You need to design a production-grade data pipeline and storage model that supports both operational reporting and analytics for driver utilization, shipment lifecycle tracking, and SLA monitoring.
Scale Requirements
- Drivers: 250K active drivers
- Shipments: 8M new shipments/day
- Tracking events: 35K events/sec peak, 8K avg
- GPS pings: 120M records/day
- Latency target: shipment status visible in analytics within 3 minutes; batch reconciliations completed by 6 AM UTC
- Retention: raw events for 180 days, curated warehouse tables for 3 years
- Storage: ~12 TB/month compressed raw data
Requirements
- Design a data model for core entities:
drivers, shipments, shipment_events, driver_assignments, and gps_locations.
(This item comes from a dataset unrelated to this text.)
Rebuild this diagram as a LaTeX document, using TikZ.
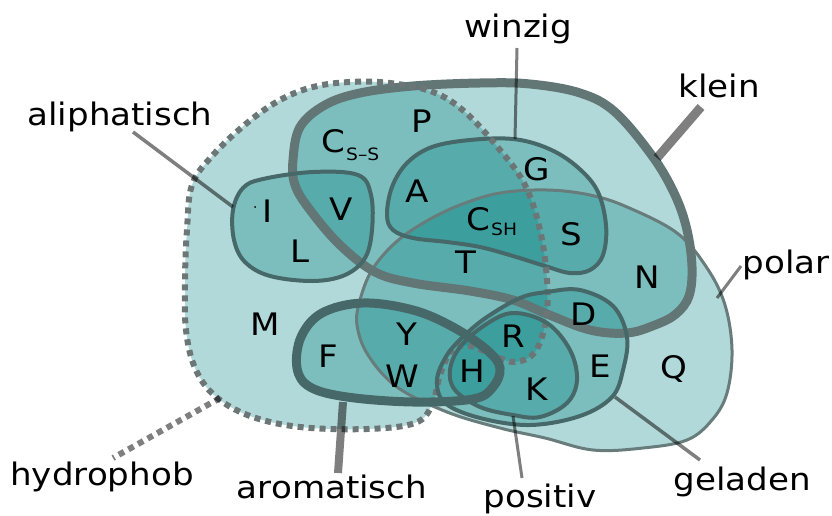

- Build ingestion for both batch sources (PostgreSQL CDC snapshots, partner SFTP files) and streaming sources (status events, GPS telemetry).
- Support idempotent processing for duplicate shipment updates and out-of-order driver assignment events.
- Create curated warehouse tables for shipment SLA, driver utilization, on-time delivery, and exception reporting.
- Define orchestration, backfill strategy, and schema evolution handling for partner feeds.
- Include data quality checks for missing driver IDs, invalid status transitions, duplicate shipment IDs, and late-arriving events.
- Provide monitoring, alerting, and failure recovery for ingestion, transformation, and warehouse loading.
Constraints
- Infrastructure must stay on AWS.
- Team has strong SQL/Airflow skills, limited Flink experience.
- Incremental monthly budget increase is capped at $30K.
- Must support auditability for shipment status history and PII minimization for driver data.